Mostly law professors | Sometimes contrarian | Often libertarian | Always independent

Civil War

Restoring the Name of Fort Bragg is Nothing to Brag About

Ron DeSantis and Mike Pence are wrong to advocate naming a US Army base after an incompetent Confederate general who betrayed the United States to fight for slavery.


Confederate General Braxton Bragg (1817-76).


The Department of Defense recently changed the name of the Fort Bragg army base in North Carolina to Fort Liberty. In doing so, they shifted from a name honoring an incompetent Confederate general who betrayed the US to fight for slavery, to a name honoring America's most fundamental value. Seems like a no-brainer!

Nonetheless, GOP presidential candidates Ron DeSantis and Mike Pence have condemned the move and vowed to change the name back if they win the presidency. DeSantis called the name change "political correctness run amok." They could hardly be more wrong.

Who was Braxton Bragg? He was a slaveowner and a Confederate general, best known for commanding the largest Confederate army in the west in 1862-63. During his time as commander of the Army of Tennessee, he became known for incompetence, quarreling with key subordinates, and losing major battles. As one historian put it, Bragg "had done as much as any Confederate general to lose the war."

Bragg was deeply racist even by the very low standards of Confederate generals. For example, he opposed raising black troops late in the war, because he did not think blacks could be reliable soldiers. Many other Confederate generals differed, most notably Robert E. Lee (though Lee's support for this last-ditch measure should not be confused with opposition to slavery, an institution he was determined to preserve).

I suppose it could be argued that Bragg deserves recognition because his incompetent leadership made a major (unintentional) contribution to Union victory in the Civil War. That aside, a militarily incompetent traitor who fought for slavery is the last person whom a major US Army base should be named after.

The debate over the renaming of Fort Bragg is tied up with broader controversy over removing Confederate monuments and renaming sites named after Confederate leaders. I previously wrote about that issue here, here, and here.

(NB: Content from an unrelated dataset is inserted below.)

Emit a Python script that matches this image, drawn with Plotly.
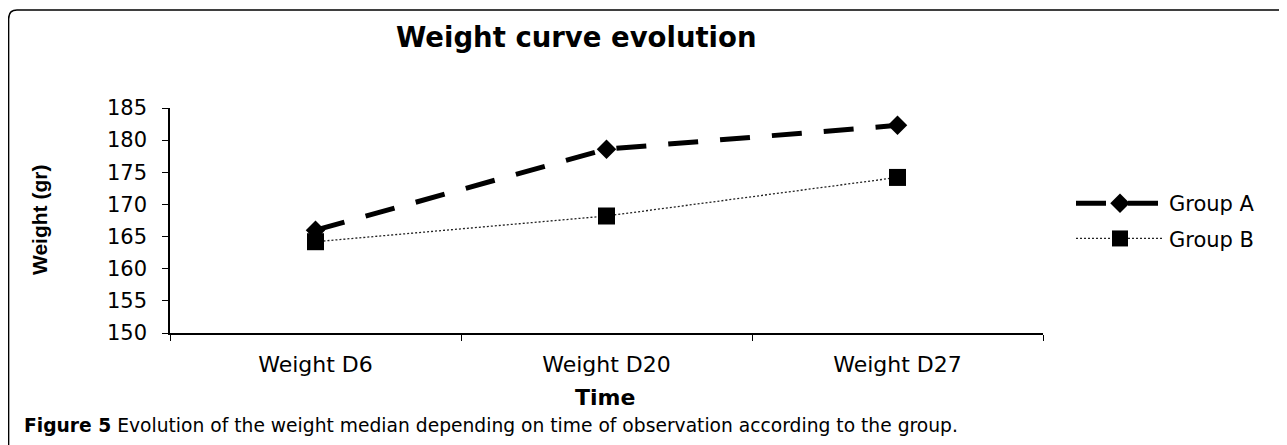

In those posts, I rebutted a variety of arguments against renaming and monument removal, such as claims that the Civil War wasn't really about slavery (the Confederates themselves said that was what they were fighting for!), concerns that removal and renaming amount to "erasure" of history, and slippery slope considerations.

I won't go over that ground again in detail here. But I will reiterate that I have no desire to "erase" Braxton Bragg and other Confederate leaders from history. Much the contrary. I just don't think we should honor them. Similarly, I don't think we should abjure honoring anyone who ever expressed racist sentiments, or even anyone who ever owned slaves. Some historical figures who committed such wrongs also did great good in other ways (most notably, many of the Founding Fathers). But we should not honor people whose role in waging a war for slavery was their only major claim to fame.

If he had not become a prominent Confederate general (even if an incompetent one), hardly anyone today would remember the name of Braxton Bragg. It's long past time we stopped honoring people like that. If recognizing that is "political correctness run amok," then we should let it run amok some more.